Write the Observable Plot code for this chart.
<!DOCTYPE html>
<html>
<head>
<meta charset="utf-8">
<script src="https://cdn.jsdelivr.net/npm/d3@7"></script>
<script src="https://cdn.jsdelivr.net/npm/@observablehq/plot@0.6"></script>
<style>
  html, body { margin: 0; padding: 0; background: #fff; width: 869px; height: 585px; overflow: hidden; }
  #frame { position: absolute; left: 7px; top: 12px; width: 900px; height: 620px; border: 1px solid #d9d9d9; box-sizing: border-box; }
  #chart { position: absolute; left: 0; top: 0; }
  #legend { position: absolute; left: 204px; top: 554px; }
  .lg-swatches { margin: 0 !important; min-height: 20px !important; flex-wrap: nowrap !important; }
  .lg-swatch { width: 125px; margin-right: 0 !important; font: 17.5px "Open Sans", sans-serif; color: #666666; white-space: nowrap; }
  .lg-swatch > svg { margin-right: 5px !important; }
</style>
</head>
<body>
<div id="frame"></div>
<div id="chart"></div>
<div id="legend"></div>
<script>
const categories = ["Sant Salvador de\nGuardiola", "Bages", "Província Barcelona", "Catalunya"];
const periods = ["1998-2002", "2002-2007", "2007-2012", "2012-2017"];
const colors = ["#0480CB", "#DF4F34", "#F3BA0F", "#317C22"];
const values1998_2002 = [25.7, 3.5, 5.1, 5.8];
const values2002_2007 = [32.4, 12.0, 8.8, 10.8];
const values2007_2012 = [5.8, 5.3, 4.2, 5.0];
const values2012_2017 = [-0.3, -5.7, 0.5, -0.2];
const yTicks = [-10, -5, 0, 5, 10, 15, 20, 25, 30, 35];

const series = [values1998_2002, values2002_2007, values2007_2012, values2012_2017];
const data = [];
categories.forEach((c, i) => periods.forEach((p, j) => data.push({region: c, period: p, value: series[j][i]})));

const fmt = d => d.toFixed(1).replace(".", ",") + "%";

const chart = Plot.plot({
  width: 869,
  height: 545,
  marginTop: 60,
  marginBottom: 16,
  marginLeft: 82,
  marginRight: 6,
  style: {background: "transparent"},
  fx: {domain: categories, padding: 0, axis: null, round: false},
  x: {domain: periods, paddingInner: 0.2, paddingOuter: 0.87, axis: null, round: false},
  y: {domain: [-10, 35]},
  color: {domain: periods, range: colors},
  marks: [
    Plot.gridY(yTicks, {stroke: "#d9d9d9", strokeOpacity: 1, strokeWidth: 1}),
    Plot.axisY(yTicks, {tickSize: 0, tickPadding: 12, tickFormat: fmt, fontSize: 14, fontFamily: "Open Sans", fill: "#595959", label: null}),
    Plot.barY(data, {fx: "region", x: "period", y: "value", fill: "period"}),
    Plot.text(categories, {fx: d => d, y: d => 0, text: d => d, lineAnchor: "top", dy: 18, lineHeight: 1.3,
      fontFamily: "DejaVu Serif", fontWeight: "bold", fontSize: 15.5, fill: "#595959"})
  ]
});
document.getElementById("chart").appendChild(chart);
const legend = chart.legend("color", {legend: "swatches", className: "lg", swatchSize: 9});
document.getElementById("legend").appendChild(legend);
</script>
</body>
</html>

--

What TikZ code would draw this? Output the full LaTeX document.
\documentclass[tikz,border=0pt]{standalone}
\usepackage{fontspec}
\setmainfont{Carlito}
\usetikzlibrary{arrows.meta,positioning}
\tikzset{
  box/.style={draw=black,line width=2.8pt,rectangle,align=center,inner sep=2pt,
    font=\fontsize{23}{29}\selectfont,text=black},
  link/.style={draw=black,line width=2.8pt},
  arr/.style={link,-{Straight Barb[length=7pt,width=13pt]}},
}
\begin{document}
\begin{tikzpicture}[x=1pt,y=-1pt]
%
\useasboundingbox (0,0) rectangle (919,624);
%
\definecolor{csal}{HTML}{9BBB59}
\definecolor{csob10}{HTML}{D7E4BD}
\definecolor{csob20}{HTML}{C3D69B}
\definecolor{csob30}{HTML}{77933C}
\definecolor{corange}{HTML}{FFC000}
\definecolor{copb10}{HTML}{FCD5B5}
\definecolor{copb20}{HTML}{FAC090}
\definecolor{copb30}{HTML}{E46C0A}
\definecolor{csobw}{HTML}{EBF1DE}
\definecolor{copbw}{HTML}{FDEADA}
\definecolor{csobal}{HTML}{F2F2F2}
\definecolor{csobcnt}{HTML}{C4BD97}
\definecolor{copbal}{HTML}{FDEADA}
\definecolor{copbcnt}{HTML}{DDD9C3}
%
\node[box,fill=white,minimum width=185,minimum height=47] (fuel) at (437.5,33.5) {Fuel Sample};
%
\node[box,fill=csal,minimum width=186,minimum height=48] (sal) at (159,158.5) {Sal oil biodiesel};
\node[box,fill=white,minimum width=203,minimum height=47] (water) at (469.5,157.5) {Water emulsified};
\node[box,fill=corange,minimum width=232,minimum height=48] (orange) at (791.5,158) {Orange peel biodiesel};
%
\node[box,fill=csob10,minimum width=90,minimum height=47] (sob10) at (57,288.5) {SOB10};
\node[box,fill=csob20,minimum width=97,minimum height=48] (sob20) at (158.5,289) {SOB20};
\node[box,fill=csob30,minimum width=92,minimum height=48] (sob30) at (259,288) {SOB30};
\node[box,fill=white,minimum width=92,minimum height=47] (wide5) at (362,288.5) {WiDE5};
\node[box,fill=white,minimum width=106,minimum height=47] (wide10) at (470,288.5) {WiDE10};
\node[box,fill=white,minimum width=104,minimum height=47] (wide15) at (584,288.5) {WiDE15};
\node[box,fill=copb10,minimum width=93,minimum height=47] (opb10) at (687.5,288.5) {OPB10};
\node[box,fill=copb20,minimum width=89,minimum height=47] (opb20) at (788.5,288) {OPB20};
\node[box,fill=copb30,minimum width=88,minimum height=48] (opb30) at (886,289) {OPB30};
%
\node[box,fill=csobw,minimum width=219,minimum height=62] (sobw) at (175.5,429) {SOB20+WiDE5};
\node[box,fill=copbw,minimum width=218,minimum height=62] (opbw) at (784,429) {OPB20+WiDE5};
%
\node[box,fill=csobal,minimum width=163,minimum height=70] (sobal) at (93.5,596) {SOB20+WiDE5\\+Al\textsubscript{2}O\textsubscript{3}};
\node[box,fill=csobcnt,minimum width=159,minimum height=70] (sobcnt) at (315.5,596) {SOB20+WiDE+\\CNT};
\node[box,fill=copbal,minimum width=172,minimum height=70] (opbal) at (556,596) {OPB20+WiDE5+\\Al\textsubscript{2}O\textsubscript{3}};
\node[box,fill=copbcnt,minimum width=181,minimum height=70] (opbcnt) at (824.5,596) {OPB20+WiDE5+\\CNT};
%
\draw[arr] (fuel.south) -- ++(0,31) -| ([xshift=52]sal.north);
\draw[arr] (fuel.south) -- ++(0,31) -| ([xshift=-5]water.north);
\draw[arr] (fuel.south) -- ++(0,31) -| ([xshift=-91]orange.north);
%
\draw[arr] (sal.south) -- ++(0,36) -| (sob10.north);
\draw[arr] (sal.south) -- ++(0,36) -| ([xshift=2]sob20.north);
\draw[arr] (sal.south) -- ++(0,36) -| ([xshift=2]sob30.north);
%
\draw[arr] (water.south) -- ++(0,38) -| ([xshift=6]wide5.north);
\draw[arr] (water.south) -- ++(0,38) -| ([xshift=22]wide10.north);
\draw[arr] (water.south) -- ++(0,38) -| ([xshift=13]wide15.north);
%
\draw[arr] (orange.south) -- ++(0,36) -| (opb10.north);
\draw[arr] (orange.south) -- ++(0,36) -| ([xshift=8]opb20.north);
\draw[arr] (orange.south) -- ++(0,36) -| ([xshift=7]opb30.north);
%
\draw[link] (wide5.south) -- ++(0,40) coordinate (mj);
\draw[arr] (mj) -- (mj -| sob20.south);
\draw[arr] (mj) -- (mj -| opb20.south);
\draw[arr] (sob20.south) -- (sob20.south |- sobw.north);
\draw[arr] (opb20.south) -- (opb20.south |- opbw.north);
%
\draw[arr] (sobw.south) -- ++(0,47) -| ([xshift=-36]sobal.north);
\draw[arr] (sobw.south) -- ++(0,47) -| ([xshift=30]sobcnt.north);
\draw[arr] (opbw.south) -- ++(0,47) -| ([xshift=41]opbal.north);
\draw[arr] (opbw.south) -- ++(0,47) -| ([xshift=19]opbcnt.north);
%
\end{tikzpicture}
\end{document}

PROBLEM DESCRIPTION: Exactly how many lines in the data above contain the word "this"? Respond with the number and nothing more.

THE SOLUTION: 2